The two most stunning songs on Vespertine – the near-ascension of “Undo” and the raw music box balladry of “Pagan Poetry” – don’t actually use glitches in their arrangements, but they are just as marked by glitch as a movement and methodology, not only in their lustrous tapestries of sound, but in their willingness to admit the presence of mistakes, and to reach past them towards beauty regardless. In the latter track, Bjork sings, “On the surface, simplicity, but dark currents beat in me.” It’s an apt description of Vespertine itself, which uses direct songwriting and the overwhelming largesse of orchestras, choirs and Bjork herself to partially – only partially – veil music as complex and fragile as human skin under a microscope.

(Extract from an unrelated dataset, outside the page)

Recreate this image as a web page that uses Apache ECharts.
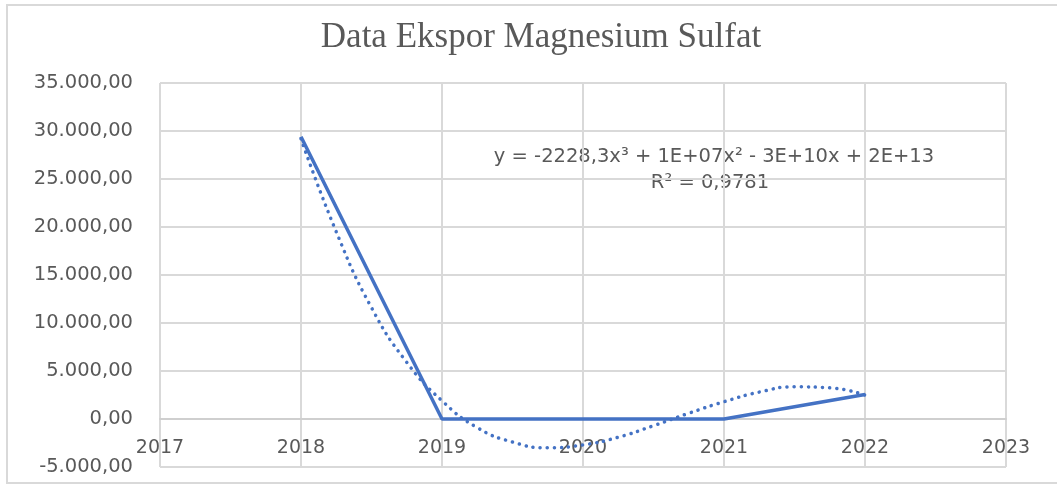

On loop-finding-jazz-records, Jan Jelinek seems determined to show that mistakes can be beautiful, too – as formally pretty as if they weren’t mistakes at all. If something vital still somehow eludes him, it is because he manages to fulfil his aims so successfully. Glitch’s greatest promise – and one it only occasionally realises – lies in its capacity to achieve a wild humanity: a passionate intractability in the face of the demands of order, like a heart palpitating wildly under the constraints of reason.
Many refer to Vespertine as being merely the most accessible, commercially viable end of glitch as a movement. It is, however, also at the centre of a separate movement, which includes not only the artists at Schematic, but also the warm desire of Herbert and Luomo’s mistake-riddled house music, or the by turns foreboding and heartbreaking techno-pop of Cologne’s Kompakt label. These figures, though divergent in style, share a knowledge that emotions resemble cracked glass more readily than a smooth metallic visage, and that the robot is cut off from humanity most fundamentally in its inability to make mistakes; dissatisfied or impatient with the search for the soul within the machine, they have elected instead to locate its heart.